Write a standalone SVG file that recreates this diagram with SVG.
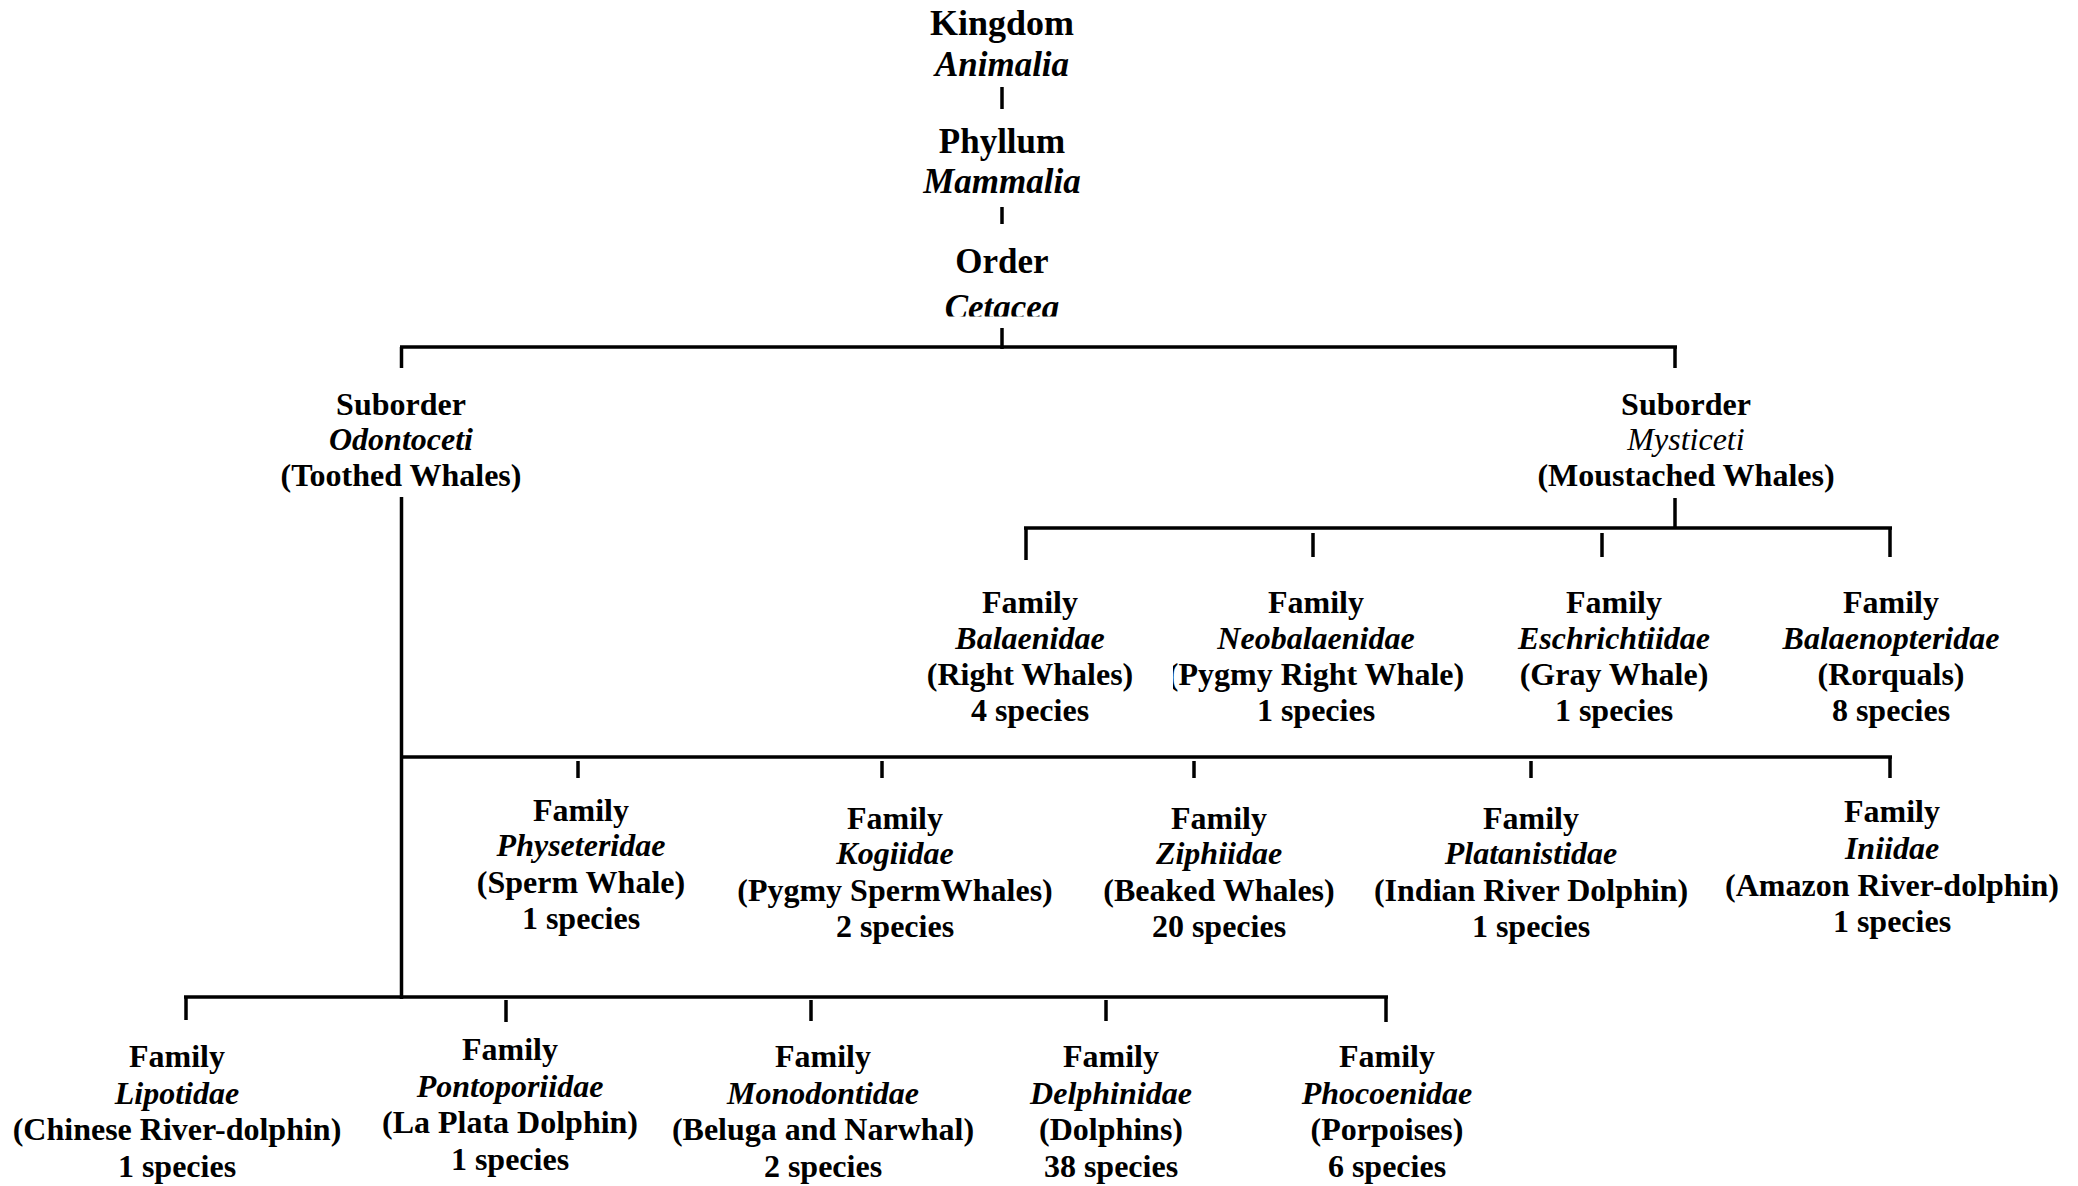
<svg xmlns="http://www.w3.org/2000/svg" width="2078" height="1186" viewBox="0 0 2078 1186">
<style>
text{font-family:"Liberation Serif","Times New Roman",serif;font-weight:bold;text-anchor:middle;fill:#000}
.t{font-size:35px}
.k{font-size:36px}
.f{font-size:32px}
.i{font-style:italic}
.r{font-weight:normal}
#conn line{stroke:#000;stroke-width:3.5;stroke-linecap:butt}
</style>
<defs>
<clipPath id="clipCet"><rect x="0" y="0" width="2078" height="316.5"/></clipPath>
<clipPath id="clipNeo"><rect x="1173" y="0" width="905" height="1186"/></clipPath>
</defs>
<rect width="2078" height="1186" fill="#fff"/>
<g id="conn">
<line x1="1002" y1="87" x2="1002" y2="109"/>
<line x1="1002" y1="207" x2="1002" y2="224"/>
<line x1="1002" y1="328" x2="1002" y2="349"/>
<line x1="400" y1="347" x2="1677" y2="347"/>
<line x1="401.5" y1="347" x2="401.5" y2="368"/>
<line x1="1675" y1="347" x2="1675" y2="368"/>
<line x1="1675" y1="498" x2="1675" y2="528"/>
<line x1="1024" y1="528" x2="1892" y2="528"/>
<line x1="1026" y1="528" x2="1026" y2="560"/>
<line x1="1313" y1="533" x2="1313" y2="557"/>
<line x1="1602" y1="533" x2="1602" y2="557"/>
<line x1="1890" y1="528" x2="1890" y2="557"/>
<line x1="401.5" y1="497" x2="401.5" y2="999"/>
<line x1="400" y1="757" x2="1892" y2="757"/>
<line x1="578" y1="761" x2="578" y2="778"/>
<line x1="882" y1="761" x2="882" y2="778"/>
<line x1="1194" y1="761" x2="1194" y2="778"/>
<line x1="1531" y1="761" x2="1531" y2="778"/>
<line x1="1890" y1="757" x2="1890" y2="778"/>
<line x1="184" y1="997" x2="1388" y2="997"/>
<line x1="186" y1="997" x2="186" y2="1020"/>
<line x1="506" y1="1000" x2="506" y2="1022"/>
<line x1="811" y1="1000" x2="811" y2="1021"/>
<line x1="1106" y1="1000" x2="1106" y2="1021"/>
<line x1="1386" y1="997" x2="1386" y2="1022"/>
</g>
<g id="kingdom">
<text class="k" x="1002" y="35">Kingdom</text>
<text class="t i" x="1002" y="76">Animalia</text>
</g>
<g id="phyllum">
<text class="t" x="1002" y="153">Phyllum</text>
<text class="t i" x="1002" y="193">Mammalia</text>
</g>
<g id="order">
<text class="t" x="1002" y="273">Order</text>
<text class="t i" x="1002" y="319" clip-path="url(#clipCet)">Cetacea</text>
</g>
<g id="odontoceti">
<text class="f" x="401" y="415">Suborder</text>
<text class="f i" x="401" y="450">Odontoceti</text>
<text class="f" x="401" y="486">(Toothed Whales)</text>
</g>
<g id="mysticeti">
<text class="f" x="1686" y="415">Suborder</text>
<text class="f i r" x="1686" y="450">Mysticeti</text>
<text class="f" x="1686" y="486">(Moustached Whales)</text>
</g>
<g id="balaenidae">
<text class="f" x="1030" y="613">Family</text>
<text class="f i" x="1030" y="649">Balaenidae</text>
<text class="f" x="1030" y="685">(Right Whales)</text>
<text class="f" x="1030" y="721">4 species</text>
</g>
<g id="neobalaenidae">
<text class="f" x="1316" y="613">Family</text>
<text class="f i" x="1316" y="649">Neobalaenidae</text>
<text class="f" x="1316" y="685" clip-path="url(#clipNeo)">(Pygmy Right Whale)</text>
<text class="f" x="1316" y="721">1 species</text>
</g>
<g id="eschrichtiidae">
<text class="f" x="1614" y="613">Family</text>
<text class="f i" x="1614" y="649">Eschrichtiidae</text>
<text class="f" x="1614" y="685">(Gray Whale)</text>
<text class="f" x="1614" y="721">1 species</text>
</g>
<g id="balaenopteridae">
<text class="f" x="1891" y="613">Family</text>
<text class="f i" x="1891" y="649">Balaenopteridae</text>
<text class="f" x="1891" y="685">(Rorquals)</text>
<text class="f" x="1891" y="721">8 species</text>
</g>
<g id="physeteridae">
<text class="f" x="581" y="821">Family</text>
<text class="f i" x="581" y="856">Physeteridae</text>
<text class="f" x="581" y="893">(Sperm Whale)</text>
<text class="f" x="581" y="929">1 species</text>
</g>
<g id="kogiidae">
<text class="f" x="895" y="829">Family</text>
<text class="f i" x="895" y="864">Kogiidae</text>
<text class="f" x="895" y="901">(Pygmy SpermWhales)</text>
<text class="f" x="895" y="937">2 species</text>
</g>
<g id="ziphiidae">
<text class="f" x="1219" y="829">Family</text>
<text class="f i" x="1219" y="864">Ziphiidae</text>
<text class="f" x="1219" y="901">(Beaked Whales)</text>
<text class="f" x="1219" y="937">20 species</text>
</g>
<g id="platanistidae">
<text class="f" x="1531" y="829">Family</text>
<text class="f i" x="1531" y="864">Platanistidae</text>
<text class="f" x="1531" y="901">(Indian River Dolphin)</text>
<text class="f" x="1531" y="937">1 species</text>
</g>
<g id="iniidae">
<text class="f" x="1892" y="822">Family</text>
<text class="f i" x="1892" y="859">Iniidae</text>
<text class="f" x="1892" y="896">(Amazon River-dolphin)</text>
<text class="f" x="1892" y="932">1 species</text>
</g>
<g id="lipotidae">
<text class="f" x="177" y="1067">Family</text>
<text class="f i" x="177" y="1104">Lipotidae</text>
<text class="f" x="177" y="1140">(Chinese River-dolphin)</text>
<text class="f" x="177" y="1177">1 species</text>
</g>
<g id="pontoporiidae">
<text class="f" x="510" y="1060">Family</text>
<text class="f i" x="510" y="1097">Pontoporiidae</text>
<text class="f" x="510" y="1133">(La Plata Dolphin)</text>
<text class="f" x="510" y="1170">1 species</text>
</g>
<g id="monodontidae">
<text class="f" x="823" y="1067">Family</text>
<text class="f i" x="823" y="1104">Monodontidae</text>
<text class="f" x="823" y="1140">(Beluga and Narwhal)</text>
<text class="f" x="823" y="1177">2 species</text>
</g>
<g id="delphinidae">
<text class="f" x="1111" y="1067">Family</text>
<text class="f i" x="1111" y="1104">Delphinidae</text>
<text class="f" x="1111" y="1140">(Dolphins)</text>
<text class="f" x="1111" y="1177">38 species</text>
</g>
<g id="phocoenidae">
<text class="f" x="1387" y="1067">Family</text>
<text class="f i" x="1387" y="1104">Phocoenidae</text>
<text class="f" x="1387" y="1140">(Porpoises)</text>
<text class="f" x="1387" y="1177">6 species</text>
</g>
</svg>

####

▸ WHAT IS REQUIRED:
Copy the material exactly. Do not include the pictures.

▸ FINAL RESULT:
Write a standalone SVG file that recreates this diagram with SVG.
<svg xmlns="http://www.w3.org/2000/svg" width="2078" height="1186" viewBox="0 0 2078 1186">
<style>
text{font-family:"Liberation Serif","Times New Roman",serif;font-weight:bold;text-anchor:middle;fill:#000}
.t{font-size:35px}
.k{font-size:36px}
.f{font-size:32px}
.i{font-style:italic}
.r{font-weight:normal}
#conn line{stroke:#000;stroke-width:3.5;stroke-linecap:butt}
</style>
<defs>
<clipPath id="clipCet"><rect x="0" y="0" width="2078" height="316.5"/></clipPath>
<clipPath id="clipNeo"><rect x="1173" y="0" width="905" height="1186"/></clipPath>
</defs>
<rect width="2078" height="1186" fill="#fff"/>
<g id="conn">
<line x1="1002" y1="87" x2="1002" y2="109"/>
<line x1="1002" y1="207" x2="1002" y2="224"/>
<line x1="1002" y1="328" x2="1002" y2="349"/>
<line x1="400" y1="347" x2="1677" y2="347"/>
<line x1="401.5" y1="347" x2="401.5" y2="368"/>
<line x1="1675" y1="347" x2="1675" y2="368"/>
<line x1="1675" y1="498" x2="1675" y2="528"/>
<line x1="1024" y1="528" x2="1892" y2="528"/>
<line x1="1026" y1="528" x2="1026" y2="560"/>
<line x1="1313" y1="533" x2="1313" y2="557"/>
<line x1="1602" y1="533" x2="1602" y2="557"/>
<line x1="1890" y1="528" x2="1890" y2="557"/>
<line x1="401.5" y1="497" x2="401.5" y2="999"/>
<line x1="400" y1="757" x2="1892" y2="757"/>
<line x1="578" y1="761" x2="578" y2="778"/>
<line x1="882" y1="761" x2="882" y2="778"/>
<line x1="1194" y1="761" x2="1194" y2="778"/>
<line x1="1531" y1="761" x2="1531" y2="778"/>
<line x1="1890" y1="757" x2="1890" y2="778"/>
<line x1="184" y1="997" x2="1388" y2="997"/>
<line x1="186" y1="997" x2="186" y2="1020"/>
<line x1="506" y1="1000" x2="506" y2="1022"/>
<line x1="811" y1="1000" x2="811" y2="1021"/>
<line x1="1106" y1="1000" x2="1106" y2="1021"/>
<line x1="1386" y1="997" x2="1386" y2="1022"/>
</g>
<g id="kingdom">
<text class="k" x="1002" y="35">Kingdom</text>
<text class="t i" x="1002" y="76">Animalia</text>
</g>
<g id="phyllum">
<text class="t" x="1002" y="153">Phyllum</text>
<text class="t i" x="1002" y="193">Mammalia</text>
</g>
<g id="order">
<text class="t" x="1002" y="273">Order</text>
<text class="t i" x="1002" y="319" clip-path="url(#clipCet)">Cetacea</text>
</g>
<g id="odontoceti">
<text class="f" x="401" y="415">Suborder</text>
<text class="f i" x="401" y="450">Odontoceti</text>
<text class="f" x="401" y="486">(Toothed Whales)</text>
</g>
<g id="mysticeti">
<text class="f" x="1686" y="415">Suborder</text>
<text class="f i r" x="1686" y="450">Mysticeti</text>
<text class="f" x="1686" y="486">(Moustached Whales)</text>
</g>
<g id="balaenidae">
<text class="f" x="1030" y="613">Family</text>
<text class="f i" x="1030" y="649">Balaenidae</text>
<text class="f" x="1030" y="685">(Right Whales)</text>
<text class="f" x="1030" y="721">4 species</text>
</g>
<g id="neobalaenidae">
<text class="f" x="1316" y="613">Family</text>
<text class="f i" x="1316" y="649">Neobalaenidae</text>
<text class="f" x="1316" y="685" clip-path="url(#clipNeo)">(Pygmy Right Whale)</text>
<text class="f" x="1316" y="721">1 species</text>
</g>
<g id="eschrichtiidae">
<text class="f" x="1614" y="613">Family</text>
<text class="f i" x="1614" y="649">Eschrichtiidae</text>
<text class="f" x="1614" y="685">(Gray Whale)</text>
<text class="f" x="1614" y="721">1 species</text>
</g>
<g id="balaenopteridae">
<text class="f" x="1891" y="613">Family</text>
<text class="f i" x="1891" y="649">Balaenopteridae</text>
<text class="f" x="1891" y="685">(Rorquals)</text>
<text class="f" x="1891" y="721">8 species</text>
</g>
<g id="physeteridae">
<text class="f" x="581" y="821">Family</text>
<text class="f i" x="581" y="856">Physeteridae</text>
<text class="f" x="581" y="893">(Sperm Whale)</text>
<text class="f" x="581" y="929">1 species</text>
</g>
<g id="kogiidae">
<text class="f" x="895" y="829">Family</text>
<text class="f i" x="895" y="864">Kogiidae</text>
<text class="f" x="895" y="901">(Pygmy SpermWhales)</text>
<text class="f" x="895" y="937">2 species</text>
</g>
<g id="ziphiidae">
<text class="f" x="1219" y="829">Family</text>
<text class="f i" x="1219" y="864">Ziphiidae</text>
<text class="f" x="1219" y="901">(Beaked Whales)</text>
<text class="f" x="1219" y="937">20 species</text>
</g>
<g id="platanistidae">
<text class="f" x="1531" y="829">Family</text>
<text class="f i" x="1531" y="864">Platanistidae</text>
<text class="f" x="1531" y="901">(Indian River Dolphin)</text>
<text class="f" x="1531" y="937">1 species</text>
</g>
<g id="iniidae">
<text class="f" x="1892" y="822">Family</text>
<text class="f i" x="1892" y="859">Iniidae</text>
<text class="f" x="1892" y="896">(Amazon River-dolphin)</text>
<text class="f" x="1892" y="932">1 species</text>
</g>
<g id="lipotidae">
<text class="f" x="177" y="1067">Family</text>
<text class="f i" x="177" y="1104">Lipotidae</text>
<text class="f" x="177" y="1140">(Chinese River-dolphin)</text>
<text class="f" x="177" y="1177">1 species</text>
</g>
<g id="pontoporiidae">
<text class="f" x="510" y="1060">Family</text>
<text class="f i" x="510" y="1097">Pontoporiidae</text>
<text class="f" x="510" y="1133">(La Plata Dolphin)</text>
<text class="f" x="510" y="1170">1 species</text>
</g>
<g id="monodontidae">
<text class="f" x="823" y="1067">Family</text>
<text class="f i" x="823" y="1104">Monodontidae</text>
<text class="f" x="823" y="1140">(Beluga and Narwhal)</text>
<text class="f" x="823" y="1177">2 species</text>
</g>
<g id="delphinidae">
<text class="f" x="1111" y="1067">Family</text>
<text class="f i" x="1111" y="1104">Delphinidae</text>
<text class="f" x="1111" y="1140">(Dolphins)</text>
<text class="f" x="1111" y="1177">38 species</text>
</g>
<g id="phocoenidae">
<text class="f" x="1387" y="1067">Family</text>
<text class="f i" x="1387" y="1104">Phocoenidae</text>
<text class="f" x="1387" y="1140">(Porpoises)</text>
<text class="f" x="1387" y="1177">6 species</text>
</g>
</svg>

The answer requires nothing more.